Neste ano que se vai, foram várias as desgraceiras que se aproximaram do dia a dia de quase todos: os suicídios entre os adolescentes e os jovens, as mortes banais pelas ruas, os enfrentamentos atípicos entre pontos de vista, as desavenças pela incompreensão de modos de conduzir o dia a dia.

As bolhas de relacionamentos, muitas vezes intermediadas por meios eletrônicos, estão impedindo, em velocidade que só aumenta, que se tenha mais aberturas para gargalhadas, para amizades insólitas, para a naturalização das trocas entre tipos diversos, sem que isso seja simplesmente um mantra exaltado e cobrado por grupos organizados.

De maneira racional, talvez até programada, vai ser necessário buscar formas de conexão ou de reconexão com o "mundo lá fora" para que não se enlouqueça com as velhas opiniões formadas sobre tudo --sábio Raul-- e reforçadas pelos meios viciados que se frequenta e se confia.

Vale conhecer o bloco das drags no Carnaval e não se negar a tomar um banho de purpurina, reunir os filhos e ver um filme de comédia repetido, mas muito engraçado.
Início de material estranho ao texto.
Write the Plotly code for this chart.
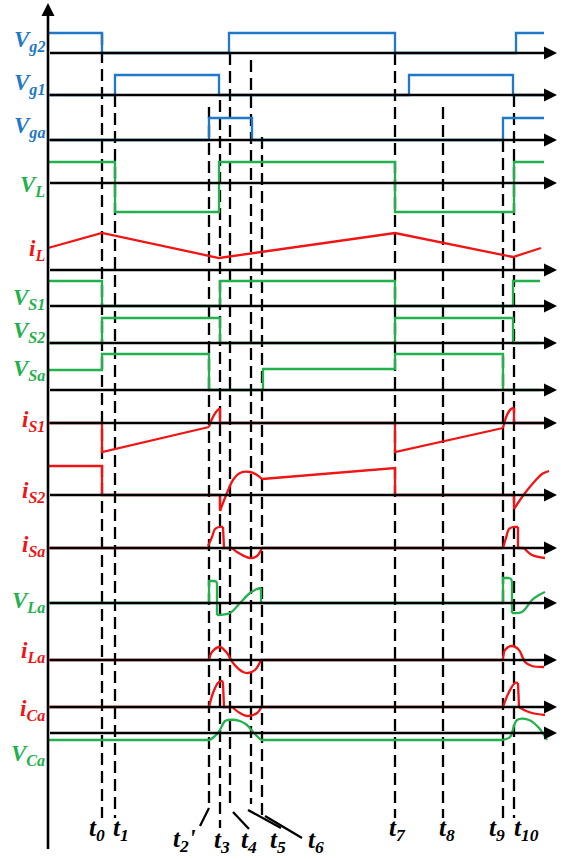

Vale conhecer de perto um aluno cotista da USP e saber de seus propagados méritos, vale programar uma viagem com a sogra e com os cachorros para Caxambu.

Conectar-se ou reconectar-se com alguém, com algum grupo ou com alguma ideia não quer dizer necessariamente aderir, compor, ceder ou abrir mão de algo, mas, sim, dar chance para a renovação da empatia e, com isso, reconhecer que há formas distintas de encarar o cotidiano, de tecer a vida.

Diversos são os aglomerados de pensamentos que estão acuados, com medo de tempos supostamente sombrios diante da prometida onda conservadora, diante tempos que prometem ser austeros para mentalidades "prafrentex".

O impacto do encontro de duas bolhas não precisa ser a explosão, pode ser a formação de um glóbulo maior, mais rico e reluzente, basta um pouco de harmonia do vento, disposição para a alma e ternura de corações. Até 2019!